Des descendants d'esclaves et des Négro-Mauritaniens présidents de
l'Assemblée nationale et du Sénat ou encore ministres ! Une promotion
impensable il y a encore quelques années en Mauritanie, qui résulte d'accords
conclus lors de la présidentielle de mars dernier.
SYFIA - Pour la première fois en Mauritanie, des Haratines, descendants
d'esclaves, et des Négro-Mauritaniens accèdent à des postes politiques de
premier plan. Le 26 avril dernier, l'ex-opposant et candidat malheureux à
l'élection présidentielle, Messaoud Ould Boulkheir a été élu président de
l'Assemblée nationale. Ce Haratine, après être arrivé en quatrième position
lors du premier tour de la présidentielle avec près de 10 % des suffrages,
avait soutenu lors du second tour du 25 mars dernier celui qui allait devenir
le premier président démocratiquement élu depuis l'indépendance de la
Mauritanie en 1960 : Sidi Ould Cheikh Abdallahi. Grâce à cet accord, son
parti, l'Alliance populaire progressiste (App), obtient également trois
portefeuilles ministériels. Yall Zakarya, ancien gouverneur de région,
devient ainsi ministre de l'Intérieur. Ce Négro-Mauritanien devra régler le
problème du retour dans leur pays de milliers de personnes de sa communauté
réfugiées au Sénégal et au Mali depuis 1989, à la suite de violences
interethniques.
Avant sa victoire, le
futur président avait promis de trouver une solution dans un délai de six
mois à un an.
Un autre
Négro-Mauritanien, Ba Mbaré, ancien ministre sous l'ex-président Maaouiya
Ould Taya (1984-2005), renversé par un coup d'Etat militaire en août 2005, a
par ailleurs été élu fin avril président du Sénat. Il devient le deuxième
personnage de l'Etat, chargé, entre autres, de suppléer le président en cas
de vacance du pouvoir. Ces promotions représentent une réelle avancée dans un
pays où l'esclavage a été officiellement aboli en 1981 par une loi qui n'a,
depuis lors, été suivie d'aucun décret d'application. Cette pratique est
d'ailleurs encore régulièrement dénoncée par les Ong.
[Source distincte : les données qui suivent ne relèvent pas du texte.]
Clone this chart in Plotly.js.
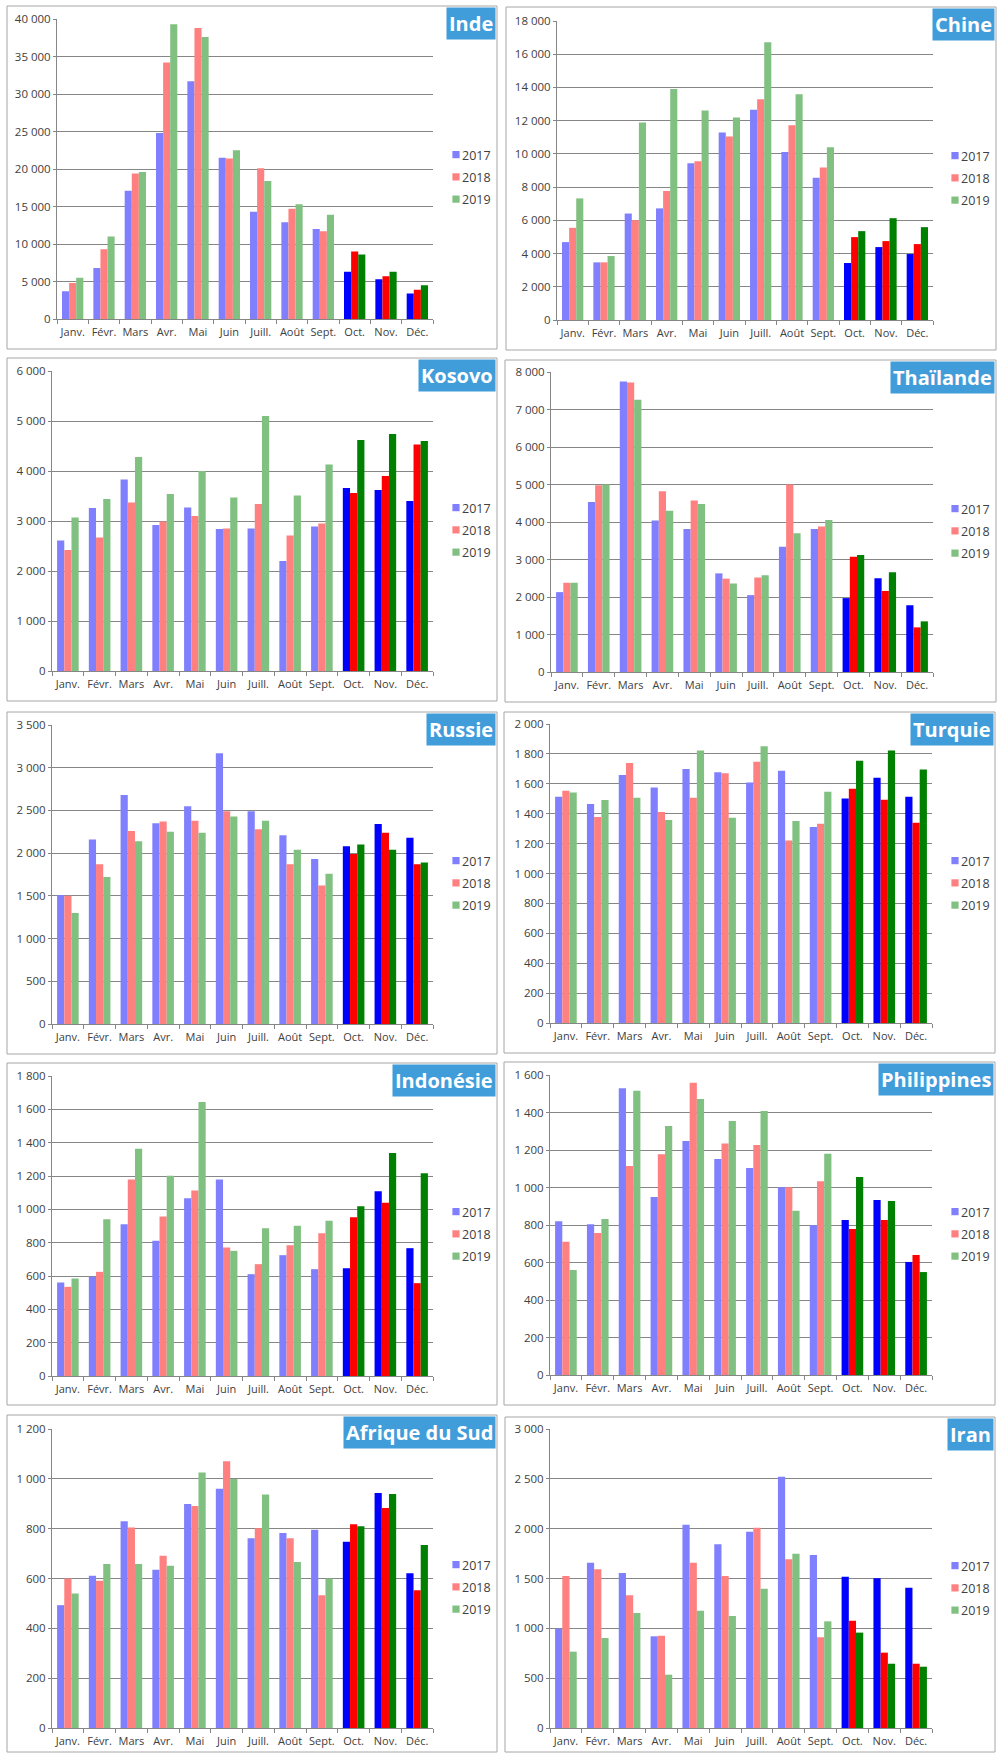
<!DOCTYPE html>
<html><head><meta charset="utf-8">
<script src="https://cdn.plot.ly/plotly-3.0.1.min.js"></script>
<style>
html,body{margin:0;padding:0;background:#fff;}
#chart{width:1000px;height:1753px;}
</style></head><body><div id="chart"></div>
<script>
// ---------- DATA ----------
const months = ["Janv.","Févr.","Mars","Avr.","Mai","Juin","Juill.","Août","Sept.","Oct.","Nov.","Déc."];
const years = ["2017","2018","2019"];
const countries = ["Inde","Chine","Kosovo","Thaïlande","Russie","Turquie","Indonésie","Philippines","Afrique du Sud","Iran"];

const inde2017 = [3700, 6800, 17100, 24800, 31700, 21500, 14300, 12900, 12000, 6300, 5300, 3400];
const inde2018 = [4800, 9300, 19400, 34200, 38800, 21400, 20100, 14700, 11700, 9000, 5700, 3900];
const inde2019 = [5500, 11000, 19600, 39300, 37600, 22500, 18400, 15300, 13900, 8600, 6300, 4500];

const chine2017 = [4690, 3470, 6410, 6720, 9440, 11290, 12650, 10120, 8560, 3430, 4390, 3970];
const chine2018 = [5550, 3470, 6010, 7760, 9560, 11050, 13290, 11730, 9180, 4990, 4750, 4570];
const chine2019 = [7320, 3850, 11890, 13910, 12610, 12190, 16720, 13590, 10400, 5350, 6130, 5590];

const kosovo2017 = [2610, 3260, 3830, 2920, 3270, 2840, 2850, 2200, 2890, 3660, 3620, 3400];
const kosovo2018 = [2420, 2670, 3370, 2990, 3100, 2850, 3340, 2710, 2950, 3560, 3900, 4530];
const kosovo2019 = [3070, 3440, 4280, 3540, 4000, 3470, 5100, 3510, 4130, 4620, 4740, 4600];

const thailande2017 = [2130, 4530, 7750, 4040, 3810, 2630, 2050, 3340, 3810, 1970, 2500, 1780];
const thailande2018 = [2380, 4980, 7720, 4820, 4570, 2490, 2520, 5000, 3880, 3070, 2160, 1190];
const thailande2019 = [2380, 5000, 7260, 4300, 4480, 2360, 2580, 3700, 4050, 3120, 2660, 1350];

const russie2017 = [1510, 2160, 2680, 2350, 2550, 3170, 2490, 2210, 1930, 2080, 2340, 2180];
const russie2018 = [1500, 1870, 2260, 2370, 2380, 2490, 2280, 1870, 1620, 1990, 2240, 1870];
const russie2019 = [1300, 1720, 2140, 2250, 2240, 2430, 2380, 2040, 1760, 2100, 2040, 1890];

const turquie2017 = [1514, 1465, 1659, 1576, 1699, 1677, 1608, 1688, 1311, 1501, 1641, 1514];
const turquie2018 = [1554, 1378, 1739, 1411, 1507, 1670, 1748, 1220, 1333, 1567, 1494, 1340];
const turquie2019 = [1541, 1492, 1507, 1358, 1822, 1373, 1851, 1351, 1547, 1755, 1822, 1695];

const indonesie2017 = [561, 595, 911, 811, 1067, 1179, 611, 725, 641, 647, 1109, 767];
const indonesie2018 = [535, 625, 1179, 957, 1113, 771, 671, 785, 857, 953, 1039, 557];
const indonesie2019 = [585, 941, 1364, 1201, 1644, 751, 887, 901, 931, 1019, 1338, 1217];

const philippines2017 = [820, 804, 1529, 949, 1248, 1152, 1104, 1001, 798, 827, 933, 603];
const philippines2018 = [711, 757, 1115, 1177, 1559, 1234, 1227, 1001, 1033, 779, 827, 640];
const philippines2019 = [560, 832, 1516, 1328, 1472, 1355, 1408, 876, 1180, 1056, 928, 549];

const afrique2017 = [493, 611, 830, 635, 899, 960, 762, 783, 796, 747, 943, 621];
const afrique2018 = [600, 591, 805, 691, 891, 1071, 802, 762, 533, 818, 883, 553];
const afrique2019 = [540, 658, 658, 651, 1025, 999, 937, 666, 600, 810, 939, 734];

const iran2017 = [997, 1659, 1555, 920, 2040, 1843, 1970, 2522, 1736, 1518, 1502, 1408];
const iran2018 = [1525, 1592, 1331, 926, 1659, 1525, 2010, 1692, 910, 1077, 756, 645];
const iran2019 = [766, 903, 1154, 535, 1177, 1124, 1398, 1749, 1070, 957, 645, 615];

const seriesByCountry = [
  [inde2017, inde2018, inde2019],
  [chine2017, chine2018, chine2019],
  [kosovo2017, kosovo2018, kosovo2019],
  [thailande2017, thailande2018, thailande2019],
  [russie2017, russie2018, russie2019],
  [turquie2017, turquie2018, turquie2019],
  [indonesie2017, indonesie2018, indonesie2019],
  [philippines2017, philippines2018, philippines2019],
  [afrique2017, afrique2018, afrique2019],
  [iran2017, iran2018, iran2019]
];

// ---------- STYLE / GEOMETRY ----------
const W = 1000, H = 1753;
const lightColors = ["#8080ff", "#ff8080", "#80c080"];
const darkColors  = ["#0000ff", "#ff0000", "#008000"];
const firstHighlighted = 9;
const FONT = "Open Sans, Noto Sans, sans-serif";
const TXT = "#404040";
const GRID = "#868686";

// per panel: axis max & step, border box [l,t,r,b], plot box [l,t,r,b], legend middle y
const geo = [
  {ymax:40000, dtick:5000, box:[7,6,497,349],    plot:[57,19,433,319],    leg:177},
  {ymax:18000, dtick:2000, box:[506,7,996,350],  plot:[557,21,933,320],   leg:178},
  {ymax:6000,  dtick:1000, box:[7,358,497,701],  plot:[52,371,433,671],   leg:530},
  {ymax:8000,  dtick:1000, box:[505,360,996,702],plot:[551,372,933,672],  leg:531},
  {ymax:3500,  dtick:500,  box:[7,712,497,1054], plot:[52,725,433,1024],  leg:883},
  {ymax:2000,  dtick:200,  box:[504,712,995,1053],plot:[550,724,932,1023],leg:883},
  {ymax:1800,  dtick:200,  box:[7,1063,497,1405],plot:[52,1076,433,1376], leg:1234},
  {ymax:1600,  dtick:200,  box:[504,1062,995,1405],plot:[550,1075,932,1375],leg:1234},
  {ymax:1200,  dtick:200,  box:[7,1415,497,1752],plot:[52,1429,433,1728], leg:1587},
  {ymax:3000,  dtick:500,  box:[505,1417,995,1752],plot:[550,1429,932,1728],leg:1588}
];

const px = v => v / W;
const py = v => 1 - v / H;

const traces = [];
const layout = {
  width: W, height: H,
  margin: {l:0, r:0, t:0, b:0},
  paper_bgcolor: "#fff", plot_bgcolor: "#fff",
  barmode: "group", bargap: 0.32, bargroupgap: 0,
  separators: ", ",
  font: {family: FONT, color: TXT, size: 11},
  showlegend: true,
  shapes: [], annotations: []
};

countries.forEach((name, i) => {
  const g = geo[i];
  const n = i === 0 ? "" : String(i + 1);
  const xId = "x" + n, yId = "y" + n;
  const legId = "legend" + n;
  const series = seriesByCountry[i];
  series.forEach((vals, k) => {
    traces.push({
      type: "bar", x: months, y: vals, name: years[k],
      xaxis: xId, yaxis: yId, legend: legId, legendgroup: "p" + i + "s" + k,
      marker: {color: months.map((m, j) => j >= firstHighlighted ? darkColors[k] : lightColors[k]), line: {width: 0}},
      hoverinfo: "x+y+name"
    });
  });
  layout["xaxis" + n] = {
    domain: [px(g.plot[0]), px(g.plot[2])], anchor: yId,
    type: "category", range: [-0.5, 11.5], tickson: "boundaries",
    ticks: "outside", ticklen: 4, tickcolor: GRID, tickwidth: 1, tickangle: 0,
    ticklabelstandoff: 3,
    showline: true, linecolor: GRID, linewidth: 1, showgrid: false, zeroline: false,
    tickfont: {family: FONT, size: 11, color: TXT}, fixedrange: true
  };
  layout["yaxis" + n] = {
    domain: [py(g.plot[3]), py(g.plot[1])], anchor: xId,
    range: [0, g.ymax], tick0: 0, dtick: g.dtick,
    showgrid: true, gridcolor: GRID, gridwidth: 1, zeroline: false,
    showline: true, linecolor: GRID, linewidth: 1,
    ticks: "outside", ticklen: 3, tickcolor: GRID,
    separatethousands: true, exponentformat: "none",
    tickfont: {family: FONT, size: 11.5, color: TXT}, fixedrange: true
  };
  const legLeft = (g.plot[2] > 500) ? 921 : 422;
  layout[legId] = {
    x: px(legLeft), xanchor: "left", y: py(g.leg), yanchor: "middle",
    bgcolor: "rgba(0,0,0,0)", borderwidth: 0,
    font: {family: FONT, size: 12.5, color: TXT},
    traceorder: "grouped", tracegroupgap: 3
  };
  layout.shapes.push({
    type: "rect", xref: "paper", yref: "paper",
    x0: px(g.box[0]), x1: px(g.box[2]), y0: py(g.box[3]), y1: py(g.box[1]),
    line: {color: "#a6a6a6", width: 1}, fillcolor: "rgba(0,0,0,0)"
  });
  layout.annotations.push({
    text: "<b>" + name + "</b>", xref: "paper", yref: "paper",
    x: px(g.box[2] - 1), y: py(g.box[1] + 1), xanchor: "right", yanchor: "top",
    showarrow: false, bgcolor: "#419dda", borderpad: 2,
    font: {family: FONT, size: 20, color: "#ffffff"}
  });
});

Plotly.newPlot("chart", traces, layout, {displayModeBar: false, responsive: false}).then(gd => {
  // smaller legend swatches placed close to their labels, as in the reference
  gd.querySelectorAll(".legendpoints path").forEach(p => {
    p.setAttribute("transform", "translate(34,0) scale(0.6)");
  });
});
</script>
</body></html>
Sidi Ould Cheikh Abdallahi
s'est dernièrement engagé à ‘criminaliser’ le délit d'esclavage. Une
législation spéciale devrait en principe bientôt voir le jour. ‘Des
dispositions contraignantes seront prises contre ceux qui le pratiquent (autorités
administratives, municipales, notables, chefs de tribu, etc.) et leurs
complices’, a promis le nouveau président. Egalement en discussion,
l'adoption d'une politique de ‘discrimination positive’ avec des programmes
sociaux et économiques ciblés en faveur des anciens esclaves qui vivent
jusqu'à aujourd'hui dans une extrême pauvreté. Maures noirs, les Haratines,
descendants d’esclaves, sont pour la plupart analphabètes et pauvres. Ils ne
bénéficient que d'un accès réduit à la terre et à des fonctions de
responsabilité. Seul le secteur informel leur était, il n'y pas si longtemps
encore, ouvert.
L’esclavage fait partie
des dossiers sensibles que les militaires, au pouvoir entre 2005 et 2007, ont
laissés au gouvernement civil. Lors d’un meeting tenu l'an passé à Atâr, à
près de 500 km au nord-est de Nouakchott, l’ex-président du conseil
militaire, le colonel Ely Ould Mohamed Vall, avait cependant déclaré sans
ambiguïté : ‘Je suis pour l’abolition de l’esclavage sous toutes ses formes,
dans les idées et dans les comportements’. Les civils semblent décidés à
saisir à bras le corps ce problème. Début mai, un Haratine, Samory Ould Bey,
Secrétaire général de la Confédération libre des travailleurs de Mauritanie
(Cltm), l’une des plus grandes centrales syndicales du pays, prenait
publiquement position quasiment dans les mêmes termes : ‘Nous souhaitons que
les autorités prennent des mesures importantes pour bannir définitivement
l’esclavage sous toutes ses formes’. De son côté, le nouveau président de
l’Assemblée nationale, soucieux de l’émancipation de ses frères, se montrera
vigilant : ‘Le jour où je sentirai une volonté de blocage, rien ne
m’empêchera de claquer la porte’, a-t-il prévenu.